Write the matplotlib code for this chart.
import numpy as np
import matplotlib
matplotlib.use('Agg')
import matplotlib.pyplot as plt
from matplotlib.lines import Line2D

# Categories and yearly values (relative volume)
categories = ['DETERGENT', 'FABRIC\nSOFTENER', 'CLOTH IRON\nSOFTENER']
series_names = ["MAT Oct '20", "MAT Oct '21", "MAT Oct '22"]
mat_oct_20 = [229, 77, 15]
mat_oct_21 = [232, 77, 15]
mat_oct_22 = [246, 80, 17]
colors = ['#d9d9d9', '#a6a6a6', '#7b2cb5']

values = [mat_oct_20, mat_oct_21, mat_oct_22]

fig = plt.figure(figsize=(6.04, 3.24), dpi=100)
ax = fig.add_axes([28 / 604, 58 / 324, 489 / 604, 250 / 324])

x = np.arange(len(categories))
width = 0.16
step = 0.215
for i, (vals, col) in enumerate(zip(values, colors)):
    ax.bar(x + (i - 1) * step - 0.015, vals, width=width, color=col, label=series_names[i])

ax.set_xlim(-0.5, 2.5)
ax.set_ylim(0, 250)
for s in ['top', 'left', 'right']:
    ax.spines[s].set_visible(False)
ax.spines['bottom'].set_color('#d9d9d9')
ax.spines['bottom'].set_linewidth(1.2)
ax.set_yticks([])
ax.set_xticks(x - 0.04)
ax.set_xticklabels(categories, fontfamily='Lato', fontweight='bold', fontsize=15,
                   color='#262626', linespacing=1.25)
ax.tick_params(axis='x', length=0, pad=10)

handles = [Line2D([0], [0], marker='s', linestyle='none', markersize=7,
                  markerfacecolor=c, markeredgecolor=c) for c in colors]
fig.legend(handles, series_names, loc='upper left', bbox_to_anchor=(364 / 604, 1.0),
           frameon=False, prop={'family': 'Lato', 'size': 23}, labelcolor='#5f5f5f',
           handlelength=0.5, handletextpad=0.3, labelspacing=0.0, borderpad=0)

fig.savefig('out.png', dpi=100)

......

[What is expected]
Repeat the material word for word from its opening line up to and including the line containing "ax.tick_params(axis='x', length=0, pad=10)".

[Reply]
Write the matplotlib code for this chart.
import numpy as np
import matplotlib
matplotlib.use('Agg')
import matplotlib.pyplot as plt
from matplotlib.lines import Line2D

# Categories and yearly values (relative volume)
categories = ['DETERGENT', 'FABRIC\nSOFTENER', 'CLOTH IRON\nSOFTENER']
series_names = ["MAT Oct '20", "MAT Oct '21", "MAT Oct '22"]
mat_oct_20 = [229, 77, 15]
mat_oct_21 = [232, 77, 15]
mat_oct_22 = [246, 80, 17]
colors = ['#d9d9d9', '#a6a6a6', '#7b2cb5']

values = [mat_oct_20, mat_oct_21, mat_oct_22]

fig = plt.figure(figsize=(6.04, 3.24), dpi=100)
ax = fig.add_axes([28 / 604, 58 / 324, 489 / 604, 250 / 324])

x = np.arange(len(categories))
width = 0.16
step = 0.215
for i, (vals, col) in enumerate(zip(values, colors)):
    ax.bar(x + (i - 1) * step - 0.015, vals, width=width, color=col, label=series_names[i])

ax.set_xlim(-0.5, 2.5)
ax.set_ylim(0, 250)
for s in ['top', 'left', 'right']:
    ax.spines[s].set_visible(False)
ax.spines['bottom'].set_color('#d9d9d9')
ax.spines['bottom'].set_linewidth(1.2)
ax.set_yticks([])
ax.set_xticks(x - 0.04)
ax.set_xticklabels(categories, fontfamily='Lato', fontweight='bold', fontsize=15,
                   color='#262626', linespacing=1.25)
ax.tick_params(axis='x', length=0, pad=10)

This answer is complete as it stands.